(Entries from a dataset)
-------------------------

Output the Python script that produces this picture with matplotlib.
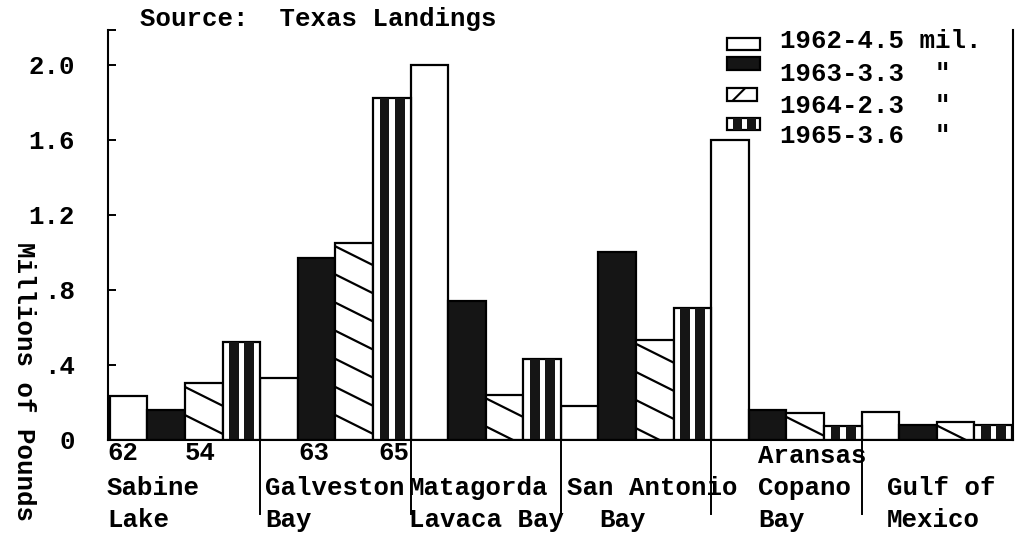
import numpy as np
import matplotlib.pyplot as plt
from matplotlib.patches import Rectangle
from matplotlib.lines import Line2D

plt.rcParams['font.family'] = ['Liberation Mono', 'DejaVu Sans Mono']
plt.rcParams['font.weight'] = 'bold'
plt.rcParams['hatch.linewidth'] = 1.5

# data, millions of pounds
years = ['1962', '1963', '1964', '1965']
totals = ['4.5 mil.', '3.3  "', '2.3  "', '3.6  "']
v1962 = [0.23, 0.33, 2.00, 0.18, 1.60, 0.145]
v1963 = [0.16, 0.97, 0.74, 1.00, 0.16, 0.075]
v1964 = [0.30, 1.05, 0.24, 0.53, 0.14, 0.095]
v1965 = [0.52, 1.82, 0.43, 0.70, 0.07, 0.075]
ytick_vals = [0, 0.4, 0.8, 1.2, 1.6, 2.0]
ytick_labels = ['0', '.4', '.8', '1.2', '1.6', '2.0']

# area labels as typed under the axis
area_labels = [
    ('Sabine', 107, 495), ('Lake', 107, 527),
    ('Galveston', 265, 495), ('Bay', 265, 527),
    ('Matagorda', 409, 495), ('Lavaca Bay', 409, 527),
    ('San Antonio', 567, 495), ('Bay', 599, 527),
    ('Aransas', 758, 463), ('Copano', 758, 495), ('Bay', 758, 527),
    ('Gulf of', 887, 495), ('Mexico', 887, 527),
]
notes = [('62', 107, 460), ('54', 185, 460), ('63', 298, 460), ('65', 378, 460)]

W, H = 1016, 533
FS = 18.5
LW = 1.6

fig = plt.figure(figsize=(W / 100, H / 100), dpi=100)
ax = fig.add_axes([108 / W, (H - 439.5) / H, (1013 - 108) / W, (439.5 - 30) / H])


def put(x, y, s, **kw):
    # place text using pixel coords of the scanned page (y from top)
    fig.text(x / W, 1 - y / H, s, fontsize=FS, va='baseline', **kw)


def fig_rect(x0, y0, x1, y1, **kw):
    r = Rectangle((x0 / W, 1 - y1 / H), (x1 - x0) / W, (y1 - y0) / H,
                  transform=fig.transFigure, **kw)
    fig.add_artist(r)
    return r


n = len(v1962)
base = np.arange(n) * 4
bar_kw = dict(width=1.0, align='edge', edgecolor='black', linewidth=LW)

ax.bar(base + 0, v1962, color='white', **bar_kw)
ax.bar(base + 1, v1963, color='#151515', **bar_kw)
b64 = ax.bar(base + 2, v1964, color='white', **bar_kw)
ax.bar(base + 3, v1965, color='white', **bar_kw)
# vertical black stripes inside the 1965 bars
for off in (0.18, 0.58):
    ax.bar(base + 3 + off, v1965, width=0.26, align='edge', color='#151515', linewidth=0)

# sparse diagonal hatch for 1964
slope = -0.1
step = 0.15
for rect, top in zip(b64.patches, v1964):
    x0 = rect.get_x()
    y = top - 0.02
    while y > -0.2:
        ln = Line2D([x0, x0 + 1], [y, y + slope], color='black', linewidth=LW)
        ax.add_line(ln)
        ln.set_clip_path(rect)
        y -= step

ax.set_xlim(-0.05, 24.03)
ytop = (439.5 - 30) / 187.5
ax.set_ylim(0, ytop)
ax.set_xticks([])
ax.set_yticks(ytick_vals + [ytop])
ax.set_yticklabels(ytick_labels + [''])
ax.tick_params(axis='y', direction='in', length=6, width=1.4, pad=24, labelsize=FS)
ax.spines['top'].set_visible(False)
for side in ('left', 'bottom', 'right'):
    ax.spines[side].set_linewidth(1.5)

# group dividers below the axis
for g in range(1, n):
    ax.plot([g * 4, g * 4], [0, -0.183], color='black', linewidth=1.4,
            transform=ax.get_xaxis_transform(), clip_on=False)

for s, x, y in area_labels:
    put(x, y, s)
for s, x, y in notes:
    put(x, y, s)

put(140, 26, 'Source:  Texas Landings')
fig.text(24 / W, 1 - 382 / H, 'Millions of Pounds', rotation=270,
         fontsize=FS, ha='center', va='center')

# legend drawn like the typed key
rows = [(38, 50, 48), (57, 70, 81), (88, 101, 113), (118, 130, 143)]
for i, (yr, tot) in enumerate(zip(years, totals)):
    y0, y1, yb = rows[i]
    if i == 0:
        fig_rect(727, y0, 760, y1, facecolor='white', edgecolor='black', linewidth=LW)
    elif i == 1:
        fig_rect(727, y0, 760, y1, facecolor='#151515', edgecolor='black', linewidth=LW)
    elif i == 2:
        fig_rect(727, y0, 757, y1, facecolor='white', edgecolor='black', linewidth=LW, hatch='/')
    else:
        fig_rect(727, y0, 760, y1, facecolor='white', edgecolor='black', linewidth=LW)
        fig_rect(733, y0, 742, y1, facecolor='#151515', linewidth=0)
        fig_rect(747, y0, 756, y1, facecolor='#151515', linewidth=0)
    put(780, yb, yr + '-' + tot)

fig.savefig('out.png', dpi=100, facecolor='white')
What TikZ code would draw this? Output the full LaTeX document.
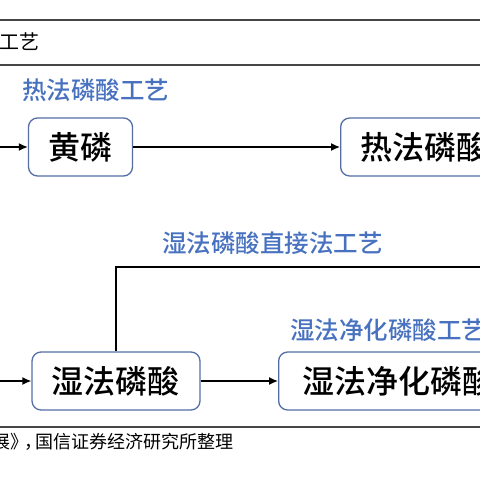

-------------------------

Every entry above is to be set down exactly; the pictures are to be left out.

Output the Python script that produces this picture with matplotlib.
import numpy as np
import matplotlib.pyplot as plt
from matplotlib.patches import Rectangle
from matplotlib.lines import Line2D

plt.rcParams['font.family'] = ['Liberation Mono', 'DejaVu Sans Mono']
plt.rcParams['font.weight'] = 'bold'
plt.rcParams['hatch.linewidth'] = 1.5

# data, millions of pounds
years = ['1962', '1963', '1964', '1965']
totals = ['4.5 mil.', '3.3  "', '2.3  "', '3.6  "']
v1962 = [0.23, 0.33, 2.00, 0.18, 1.60, 0.145]
v1963 = [0.16, 0.97, 0.74, 1.00, 0.16, 0.075]
v1964 = [0.30, 1.05, 0.24, 0.53, 0.14, 0.095]
v1965 = [0.52, 1.82, 0.43, 0.70, 0.07, 0.075]
ytick_vals = [0, 0.4, 0.8, 1.2, 1.6, 2.0]
ytick_labels = ['0', '.4', '.8', '1.2', '1.6', '2.0']

# area labels as typed under the axis
area_labels = [
    ('Sabine', 107, 495), ('Lake', 107, 527),
    ('Galveston', 265, 495), ('Bay', 265, 527),
    ('Matagorda', 409, 495), ('Lavaca Bay', 409, 527),
    ('San Antonio', 567, 495), ('Bay', 599, 527),
    ('Aransas', 758, 463), ('Copano', 758, 495), ('Bay', 758, 527),
    ('Gulf of', 887, 495), ('Mexico', 887, 527),
]
notes = [('62', 107, 460), ('54', 185, 460), ('63', 298, 460), ('65', 378, 460)]

W, H = 1016, 533
FS = 18.5
LW = 1.6

fig = plt.figure(figsize=(W / 100, H / 100), dpi=100)
ax = fig.add_axes([108 / W, (H - 439.5) / H, (1013 - 108) / W, (439.5 - 30) / H])


def put(x, y, s, **kw):
    # place text using pixel coords of the scanned page (y from top)
    fig.text(x / W, 1 - y / H, s, fontsize=FS, va='baseline', **kw)


def fig_rect(x0, y0, x1, y1, **kw):
    r = Rectangle((x0 / W, 1 - y1 / H), (x1 - x0) / W, (y1 - y0) / H,
                  transform=fig.transFigure, **kw)
    fig.add_artist(r)
    return r


n = len(v1962)
base = np.arange(n) * 4
bar_kw = dict(width=1.0, align='edge', edgecolor='black', linewidth=LW)

ax.bar(base + 0, v1962, color='white', **bar_kw)
ax.bar(base + 1, v1963, color='#151515', **bar_kw)
b64 = ax.bar(base + 2, v1964, color='white', **bar_kw)
ax.bar(base + 3, v1965, color='white', **bar_kw)
# vertical black stripes inside the 1965 bars
for off in (0.18, 0.58):
    ax.bar(base + 3 + off, v1965, width=0.26, align='edge', color='#151515', linewidth=0)

# sparse diagonal hatch for 1964
slope = -0.1
step = 0.15
for rect, top in zip(b64.patches, v1964):
    x0 = rect.get_x()
    y = top - 0.02
    while y > -0.2:
        ln = Line2D([x0, x0 + 1], [y, y + slope], color='black', linewidth=LW)
        ax.add_line(ln)
        ln.set_clip_path(rect)
        y -= step

ax.set_xlim(-0.05, 24.03)
ytop = (439.5 - 30) / 187.5
ax.set_ylim(0, ytop)
ax.set_xticks([])
ax.set_yticks(ytick_vals + [ytop])
ax.set_yticklabels(ytick_labels + [''])
ax.tick_params(axis='y', direction='in', length=6, width=1.4, pad=24, labelsize=FS)
ax.spines['top'].set_visible(False)
for side in ('left', 'bottom', 'right'):
    ax.spines[side].set_linewidth(1.5)

# group dividers below the axis
for g in range(1, n):
    ax.plot([g * 4, g * 4], [0, -0.183], color='black', linewidth=1.4,
            transform=ax.get_xaxis_transform(), clip_on=False)

for s, x, y in area_labels:
    put(x, y, s)
for s, x, y in notes:
    put(x, y, s)

put(140, 26, 'Source:  Texas Landings')
fig.text(24 / W, 1 - 382 / H, 'Millions of Pounds', rotation=270,
         fontsize=FS, ha='center', va='center')

# legend drawn like the typed key
rows = [(38, 50, 48), (57, 70, 81), (88, 101, 113), (118, 130, 143)]
for i, (yr, tot) in enumerate(zip(years, totals)):
    y0, y1, yb = rows[i]
    if i == 0:
        fig_rect(727, y0, 760, y1, facecolor='white', edgecolor='black', linewidth=LW)
    elif i == 1:
        fig_rect(727, y0, 760, y1, facecolor='#151515', edgecolor='black', linewidth=LW)
    elif i == 2:
        fig_rect(727, y0, 757, y1, facecolor='white', edgecolor='black', linewidth=LW, hatch='/')
    else:
        fig_rect(727, y0, 760, y1, facecolor='white', edgecolor='black', linewidth=LW)
        fig_rect(733, y0, 742, y1, facecolor='#151515', linewidth=0)
        fig_rect(747, y0, 756, y1, facecolor='#151515', linewidth=0)
    put(780, yb, yr + '-' + tot)

fig.savefig('out.png', dpi=100, facecolor='white')
What TikZ code would draw this? Output the full LaTeX document.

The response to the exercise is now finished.